Andover, Monday, October 8.
Dear Friend,—We are all sitting around our centre table; the blaze of the fire flickering on the walls, and enlivening the hearth. We are recalling the pleasant hours spent in Hartford. My husband says to me—Did you indeed see Ole Bull? He has always been one of my ideals—how I wish he would come here! Why, says I, he did promise to come, perhaps:—so you see that you are not forgotten. Do not, my dear friend, despair of human nature—nor wholly despair of America; the experience of the past has shivered so many brilliant illusions. You remember that hope remains even at the bottom of Pandora’s box.
Meanwhile let me send you my husband’s assurance with mine that a fireside welcome is ever kept for you at the old stone cabin in Andover. It is not “the elephant,” interesting as he is, but the elephant’s master, that shall be made welcome—welcome for the music within, whether he choose or not to give it outward expression.
Come speak to us of the lovely fjords and dripping waterfalls and glittering lakes of Norway—and, if you come soon enough, we will take you to see our beautiful lakes in Andover.
But if you cannot come, let our invitation remain by you as a token of a place where you might rest for a while in kind and simple friendly welcome,—where you may at any time, if you choose, come and sleep a day without our troubling you with a word; in short, where you shall find rest and do exactly as you please. Nobody shall ask you to play a tune; nobody shall hinder your playing an opera; you shall come and go at will and be as free as in the wood. Liberty is about all that we keep here and that we offer.

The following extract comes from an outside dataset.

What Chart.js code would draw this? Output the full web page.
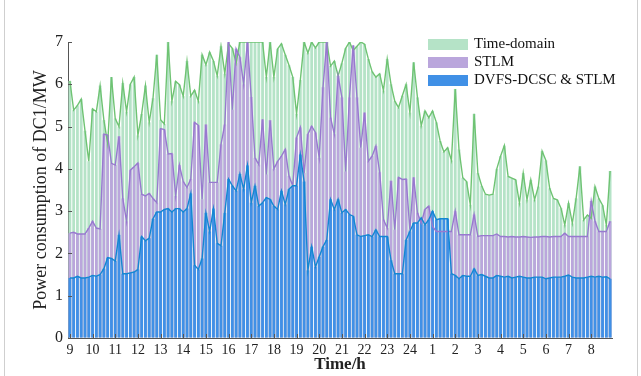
<!DOCTYPE html>
<html>
<head>
<meta charset="utf-8">
<title>Power consumption of DC1</title>
<script src="https://cdn.jsdelivr.net/npm/chart.js@4.4.1/dist/chart.umd.min.js"></script>
<style>
  html, body { margin: 0; padding: 0; background: #fff; }
  #wrap { width: 641px; height: 376px; position: relative; }
</style>
</head>
<body>
<div id="wrap"><canvas id="power" width="641" height="376"></canvas></div>
<script>
// hour labels on the x axis, 6 slots (10 min) per hour
const hourLabels = ['9', '10', '11', '12', '13', '14', '15', '16', '17', '18', '19', '20',
                    '21', '22', '23', '24', '1', '2', '3', '4', '5', '6', '7', '8'];
const slotsPerHour = 6;

// Time-domain (MW)
const timeDomain = [
  6.08, 5.39, 5.5, 5.65, 4.9, 4.18, 5.42, 5.35, 5.97, 5.15, 4.6, 6.17,
  5.19, 5.0, 6.03, 5.35, 6.0, 6.17, 4.79, 5.3, 5.97, 5.1, 5.67, 6.7,
  5.16, 5.06, 7.0, 5.6, 6.07, 5.99, 5.72, 6.55, 5.72, 5.86, 5.6, 6.7,
  6.46, 6.76, 6.55, 6.2, 6.9, 6.25, 6.96, 6.85, 6.5, 7.0, 7.0, 7.0,
  7.0, 7.0, 7.0, 7.0, 6.17, 7.0, 6.17, 6.84, 6.96, 6.7, 6.45, 6.17,
  5.3, 6.1, 7.0, 6.74, 7.0, 6.86, 7.0, 7.0, 7.0, 6.43, 6.55, 6.2,
  6.5, 6.85, 7.0, 6.8, 6.9, 7.0, 6.95, 6.6, 6.3, 6.17, 6.25, 5.85,
  6.6, 6.0, 5.6, 5.45, 5.73, 6.0, 5.33, 6.52, 5.69, 5.02, 5.37, 5.21,
  5.37, 5.1, 4.66, 4.4, 4.5, 4.2, 5.89, 4.46, 3.79, 3.7, 3.15, 5.3,
  3.9, 3.6, 3.4, 3.38, 3.4, 4.0, 4.3, 4.55, 3.82, 3.78, 3.74, 3.19,
  3.9, 3.27, 3.74, 3.27, 3.58, 4.42, 4.2, 3.54, 3.3, 3.27, 3.07, 2.67,
  3.19, 2.71, 3.3, 4.06, 2.79, 2.91, 2.83, 3.58, 3.3, 3.14, 2.67, 3.95
];

// STLM (MW)
const stlm = [
  2.48, 2.5, 2.46, 2.46, 2.46, 2.6, 2.76, 2.6, 2.58, 4.82, 4.8, 4.13,
  4.09, 4.77, 3.3, 2.76, 3.97, 4.05, 4.14, 3.4, 3.36, 3.42, 3.3, 3.2,
  4.95, 4.93, 4.35, 4.36, 3.36, 4.09, 3.7, 3.56, 3.76, 5.1, 5.03, 3.28,
  5.05, 3.68, 3.68, 3.68, 4.58, 5.05, 7.0, 5.4, 6.84, 6.64, 6.0, 7.0,
  5.7, 4.26, 4.1, 5.17, 3.87, 5.15, 4.0, 4.18, 4.3, 4.46, 3.83, 3.6,
  4.74, 4.98, 3.9, 4.82, 5.01, 4.86, 4.26, 5.93, 7.0, 5.21, 4.82, 6.2,
  5.69, 3.94, 5.69, 6.92, 5.69, 4.5, 5.33, 4.18, 4.3, 4.54, 3.92, 2.8,
  2.6, 3.72, 2.56, 3.8, 3.75, 3.76, 2.56, 3.8, 2.96, 2.72, 3.04, 3.12,
  2.64, 2.52, 2.52, 2.52, 2.52, 2.52, 3.0, 2.44, 2.44, 2.44, 2.44, 2.92,
  2.4, 2.42, 2.42, 2.42, 2.42, 2.46, 2.4, 2.4, 2.39, 2.4, 2.39, 2.39,
  2.4, 2.39, 2.38, 2.39, 2.39, 2.4, 2.4, 2.39, 2.4, 2.4, 2.4, 2.48,
  2.4, 2.4, 2.4, 2.4, 2.4, 2.4, 3.24, 2.76, 2.52, 2.52, 2.52, 2.76
];

// DVFS-DCSC & STLM (MW)
const dvfsStlm = [
  1.42, 1.42, 1.46, 1.42, 1.42, 1.44, 1.48, 1.46, 1.5, 1.64, 1.9, 1.88,
  1.82, 2.44, 1.52, 1.52, 1.54, 1.56, 1.62, 2.4, 2.3, 2.36, 2.82, 2.98,
  2.98, 3.04, 3.06, 2.98, 3.06, 3.06, 2.98, 3.06, 3.42, 1.72, 1.62, 1.88,
  2.96, 2.52, 3.06, 2.24, 2.18, 2.96, 3.76, 3.6, 3.48, 3.88, 3.52, 4.08,
  3.2, 3.6, 3.12, 3.2, 3.32, 3.28, 3.12, 3.04, 3.48, 3.16, 3.52, 3.6,
  3.6, 4.34, 3.7, 1.6, 2.16, 1.68, 1.92, 2.16, 2.32, 3.28, 3.04, 3.28,
  2.96, 3.04, 2.92, 2.88, 2.44, 2.4, 2.42, 2.44, 2.4, 2.56, 2.4, 2.4,
  2.4, 1.84, 1.52, 1.52, 1.52, 2.32, 2.52, 2.72, 2.72, 2.84, 2.68, 2.8,
  3.0, 2.8, 2.82, 2.82, 2.82, 1.52, 1.48, 1.4, 1.48, 1.46, 1.46, 1.64,
  1.48, 1.5, 1.46, 1.42, 1.42, 1.48, 1.46, 1.44, 1.46, 1.42, 1.44, 1.46,
  1.44, 1.42, 1.42, 1.44, 1.44, 1.44, 1.4, 1.42, 1.44, 1.44, 1.44, 1.46,
  1.49, 1.44, 1.42, 1.42, 1.42, 1.44, 1.46, 1.44, 1.46, 1.44, 1.45, 1.4
];

// one category per 10-minute slot; only the first slot of each hour gets a label
const slots = [];
hourLabels.forEach(h => {
  for (let k = 0; k < slotsPerHour; k++) slots.push(k === 0 ? h : h + '+' + k);
});

const serif = '"Liberation Serif", "Times New Roman", serif';
const axisColor = '#555';

const colors = {
  timeFill: '#b5e3c7', timeLine: '#6fc373',
  stlmFill: '#baa6dc', stlmLine: '#9879cf',
  dvfsFill: '#4090e6', dvfsLine: '#1487d2'
};

// inward tick marks, legend and the side frame lines
const extras = {
  id: 'extras',
  afterDraw(chart) {
    const ctx = chart.ctx;
    const area = chart.chartArea;
    const xs = chart.scales.x, ys = chart.scales.y;
    ctx.save();
    ctx.strokeStyle = axisColor;
    ctx.lineWidth = 1;
    ctx.beginPath();
    for (let i = 0; i < slots.length; i += slotsPerHour) {
      const px = Math.round(xs.getPixelForValue(i)) + 0.5;
      ctx.moveTo(px, area.bottom);
      ctx.lineTo(px, area.bottom - 4);
    }
    ys.ticks.forEach(t => {
      const py = Math.round(ys.getPixelForValue(t.value)) + 0.5;
      ctx.moveTo(area.left, py);
      ctx.lineTo(area.left + 4, py);
    });
    ctx.stroke();

    const items = [
      ['Time-domain', colors.timeFill],
      ['STLM', colors.stlmFill],
      ['DVFS-DCSC & STLM', colors.dvfsFill]
    ];
    ctx.font = '15px ' + serif;
    ctx.textBaseline = 'middle';
    items.forEach((it, k) => {
      const y = 39 + k * 18;
      ctx.fillStyle = it[1];
      ctx.fillRect(428, y, 40, 11);
      ctx.fillStyle = '#111';
      ctx.fillText(it[0], 474, y + 5.5);
    });

    ctx.strokeStyle = '#cfcfcf';
    ctx.beginPath();
    ctx.moveTo(4.5, 0); ctx.lineTo(4.5, 376);
    ctx.moveTo(637.5, 0); ctx.lineTo(637.5, 376);
    ctx.stroke();
    ctx.restore();
  }
};

function barSet(label, data, fill, order) {
  return {
    type: 'bar', label, data,
    backgroundColor: fill, borderWidth: 0,
    barPercentage: 0.74, categoryPercentage: 1.0,
    grouped: false, order
  };
}
function lineSet(label, data, stroke, order) {
  return {
    type: 'line', label, data,
    borderColor: stroke, borderWidth: 1.4,
    pointRadius: 0, tension: 0, fill: false, order
  };
}

new Chart(document.getElementById('power'), {
  data: {
    labels: slots,
    datasets: [
      barSet('Time-domain', timeDomain, colors.timeFill, 6),
      barSet('STLM', stlm, colors.stlmFill, 5),
      barSet('DVFS-DCSC & STLM', dvfsStlm, colors.dvfsFill, 4),
      lineSet('Time-domain line', timeDomain, colors.timeLine, 3),
      lineSet('STLM line', stlm, colors.stlmLine, 2),
      lineSet('DVFS-DCSC & STLM line', dvfsStlm, colors.dvfsLine, 1)
    ]
  },
  options: {
    responsive: false,
    animation: false,
    devicePixelRatio: 1,
    layout: { padding: { left: 0, right: 29, top: 42, bottom: 0 } },
    plugins: { legend: { display: false }, tooltip: { enabled: false } },
    scales: {
      x: {
        offset: true,
        grid: { drawOnChartArea: false, drawTicks: false },
        border: { color: axisColor, width: 1 },
        ticks: {
          autoSkip: false, maxRotation: 0, padding: 4,
          color: '#222', font: { family: serif, size: 14 },
          callback: (v, i) => (i % slotsPerHour === 0 ? hourLabels[i / slotsPerHour] : null)
        },
        title: {
          display: true, text: 'Time/h', color: '#222',
          font: { family: serif, size: 17, weight: 'bold' },
          padding: { top: 0, bottom: 1 }
        },
        afterFit: s => { s.height = 38; }
      },
      y: {
        min: 0, max: 7,
        grid: { drawOnChartArea: false, drawTicks: false },
        border: { color: axisColor, width: 1 },
        ticks: {
          stepSize: 1, padding: 5,
          color: '#222', font: { family: serif, size: 16 }
        },
        title: {
          display: true, text: 'Power consumption of DC1/MW', color: '#222',
          font: { family: serif, size: 18 },
          padding: { top: 30, bottom: 0 }
        },
        afterFit: s => { s.width = 68; }
      }
    }
  },
  plugins: [extras]
});
</script>
</body>
</html>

I trust that your affairs in New York are not going ill; but however they go, let me hope that you will be borne above this world. God is light, and in Him is no darkness at all. When we perish with hunger there is always bread enough to spare in our Father’s house.
With kindliest feelings and remembrances,
Truly yours,
H. B. Stowe.
James Gordon Bennett had been most kind to Ole Bull from the time of his first visit to the United States. When at that time the friends of Vieuxtemps were assailing him by personal attacks as well as musical criticism, Mr. Bennett called, and offered the columns of the Herald for any answer Ole Bull might like to make. With a warm pressure of the hand, he replied in his broken English: “I tink, Mr. Benneett, it is best tey writes against me and I plays against tem.” “You’re right, Ole Bull, quite right,” said the editor with a laugh; “but remember the Herald is always open to you.” The following characteristic quotation is from one of Mr. Bennett’s notes: “I am happy you are again so successful. You, and you only, can raise the devil or the angels.”